Descriptions, Reviews, Etc.
Publisher Description:

From the author of the bestselling National Book Award finalist The Big House comes a story in the tradition of The Boys in the Boat about an unforgettable group of young athletes who battled in the legendary Harvard-Yale football game of 1968 amidst the sweeping currents of one of the most transformative years in American history.

On November 23, 1968, near the end of a turbulent and memorable year, there was a football game that would also prove turbulent and memorable: the season-ending clash between Harvard and Yale. Both teams entered undefeated and, technically at least, came out undefeated.
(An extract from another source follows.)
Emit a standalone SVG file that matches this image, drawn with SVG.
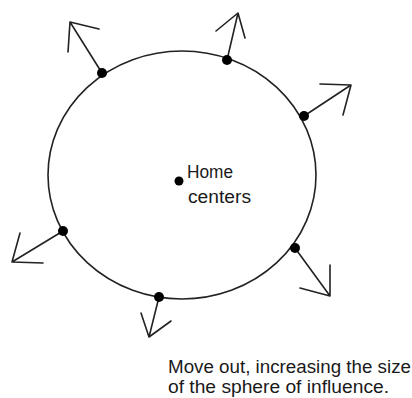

The final score was 29-29.

To some of the players on the field, it was a triumph; to others a tragedy. And to many, the reasons had as much to do with one side's miraculous comeback in the game's final 42 seconds as it did with the months that preceded it, months that witnessed the assassinations of Martin Luther King and Robert F. Kennedy, police brutality at the Democratic National Convention, inner-city riots, campus takeovers, and, looming over everything, the war in Vietnam.

George Howe Colt's The Game is the story of that iconic American year, as seen through the young men who lived it and were changed by it. One player had recently returned from eight months under fire in Vietnam. Two were members of the radical antiwar group SDS. There was an all-American football hero whose nickname was God. There was one NFL prospect who quit to devote his time to black altruism, another who went on to be Hall-of-Famer Calvin Hill. There was a postal clerk's son who worried about fitting in with the preppies, and a wealthy WASP eager to prove he could handle the blue-collar kids' hits. There was a guard named Tommy Lee Jones, and fullback who dated a young Meryl Streep. They came from every class and background, but played side by side and together forged a moment of startling grace in the midst of the storm.

Vivid, lively, and constantly surprising, this magnificent and intimate work of history is the story of ordinary people in an extraordinary time, and of a country facing issues that we continue to wrestle with to this day.


Contributor Bio(s): Newbern, George: -

George Newbern is an Earphones Award-winning narrator and a television and film actor best known for his roles as Brian MacKenzie in Father of the Bride and Father of the Bride Part II, as well as Danny in Friends. As a voice actor, he is notable for his role as Superman on the Cartoon Newtork series Static Shock, Justice League, and Justice League Unlimited. He has guest starred on many television series, including Scandal, The Mentalist, Private Practice, CSI: Miami, and Numb3rs. He holds a BA in theater arts from Northwestern University.

Colt, George Howe: -

George Howe Colt is the bestselling author of November of the Soul: The Enigma of Suicide and The Big House: A Century in the Life of an American Summer Home, which was a National Book Award finalist and a New York Times Notable Book. He lives with his family in Massachusetts.